The right solution will provide an organization with universal data access.

 

Universal Data Access Defined

Universal data access means that essential business data is readily accessible to everyone in the company who is authorized to see and use it.

The technology that enables this is called a data access platform. A data access platform creates a single, unified namespace where all the data that resides in multiple geographic locations and among dozens of engineering teams can be accessed.

It is a cohesive and scalable infrastructure for ingesting, aggregating, organizing, finding, preserving and protecting large unstructured data sets. In addition to saving data, it acts as a map that shows you where your data is, automatically sorts and organizes that data according to availability needs, and then provides tools to access and analyze it.

 

The Four Essential Mandates of a Data Access Strategy

To stay competitive7, organizations must do more than simply store their data. An effective data access strategy needs to :

Ingest and Aggregate: As data flows into the business, it must be indexed, categorized and classified for later retrieval.

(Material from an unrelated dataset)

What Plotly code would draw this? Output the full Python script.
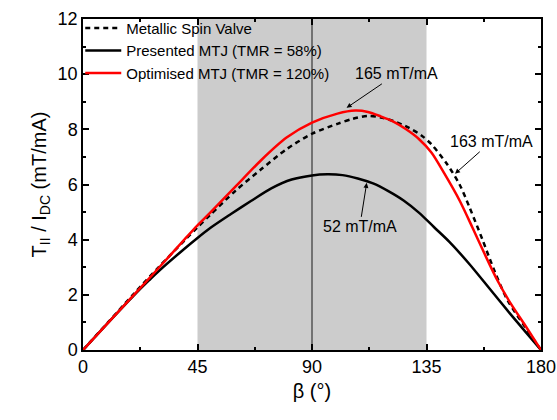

Find & Access: Tools for locating information must extend beyond simple structured or text searches to many kinds of unstructured data. It must be able to look intelligently into CAD drawings or simulation results and relate them to common business needs. Users must be easily able to find the operational data they need, even if it is old and stored in a seldom-used archive. Analytics programs must be able to find and manipulate the data as well.

Preserve & Manage: All data must have a known lifecycle, and be accessible throughout that lifecycle no matter how old. Each file should have an immutable pathname to make sure it never goes dark.

Secure: Data should be encrypted both in flight and at rest, and then checked for integrity. Access to data should be protected by authentication and authorization. The system must know who can access each file.


Takeaway

Companies that depend on large volumes of unstructured data are investing in data access platforms to make sure they can always retrieve and analyze the entirety of that data.

An effective data access strategy will organize data in a unified namespace, allow easy retrieval through threaded searches, and support access by analytics applications to work with the most relevant data and solve business problems.